Pas étonnant donc que le monde qu’ils composent soit pluriel, éparse, fascinant, véritable bible d’une culture qui existe mais dont on entend peu ou plus parler. La liste des chroniqués est longue, donne la parole aux femmes autant qu’aux hommes. De Eliane Radigue à Nico, de Eugene Chadbourne à Townes Van Zandt, vouloir découvrir d’un seul tenant tout ce qui traverse le livre est impossible.
Entre deux chroniques viennent se greffer les histoires de genres musicaux importants autant que décalés, que ce soit la dub ou encore le black métal. Des genres auxquels on oserait surement pas se frotter en temps normal, par snobisme surement, flemme sans doute, peur de l’étrange et du bizarre aussi. Cet aspect encyclopédique s’apprécie donc comme un rhum arrangé à nos envies, fort et corsé au premier jour, sachant révéler ses saveurs au fil des lectures et relectures. Pour en saisir les nuances, il faut le laisser en évidence quelque part, près de votre enceinte, ordinateur ou chaine hifi. L’ouvrir intime forcément à un voyage vers un ailleurs et pour l’apprécier, mieux vaut ne prendre qu’un seul vol et en profiter, d’autant que les créateurs et créatrices dont ils font état ont une discographie parfois facilement exploitable, souvent une montagne à gravir.
L’approche graphique de Moog suit le mouvement, son noir et blanc attire, surprend puis explose les cases. Son trait, qu’on aimerait voir s’animer tant il est parlant et courbe n’est jamais neutre, il inonde le regard d’une poésie folle. On pense au Lock Groove de JC Menu ou à Crumb et son Mister Nostalgia. La plupart des chroniqués n’ont pas un tube qui passe dans les soirées branchées ou les repas de communion mais ils sont néanmoins des pierres angulaires de la musique, des pointures de l’avant garde, de celles qui tentent, osent, essayent et se cassent les dents.
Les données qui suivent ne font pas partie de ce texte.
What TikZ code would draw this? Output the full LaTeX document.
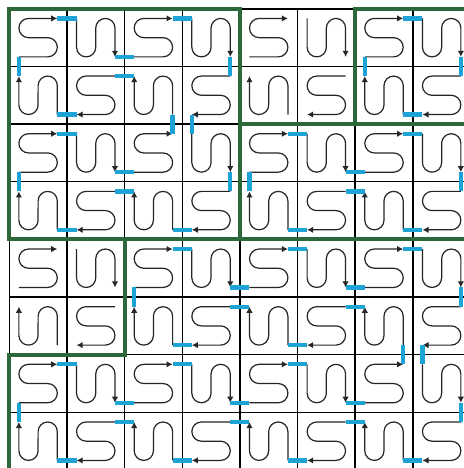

De celles qui par leurs refus des conventions et des chemins tous tracés continuent encore et toujours de nourrir une chose: nos imaginaires.
- Underground
- Scénariste : Arnaud Le Gouëfflec
- Dessinateur : Nicolas Moog
- Editeur : Glénat, collection 1000 feuilles
- Prix : 30 €
- Parution : 14 avril 2021
- ISBN : 9782344042182
Résumé: En 50 chroniques musicales aussi barrées que touchantes, voyage sur l’autre versant de la musique à la découverte de maestros méconnus, géniteurs de chefs d’oeuvres sous-écoutés ou marge rime avec rage.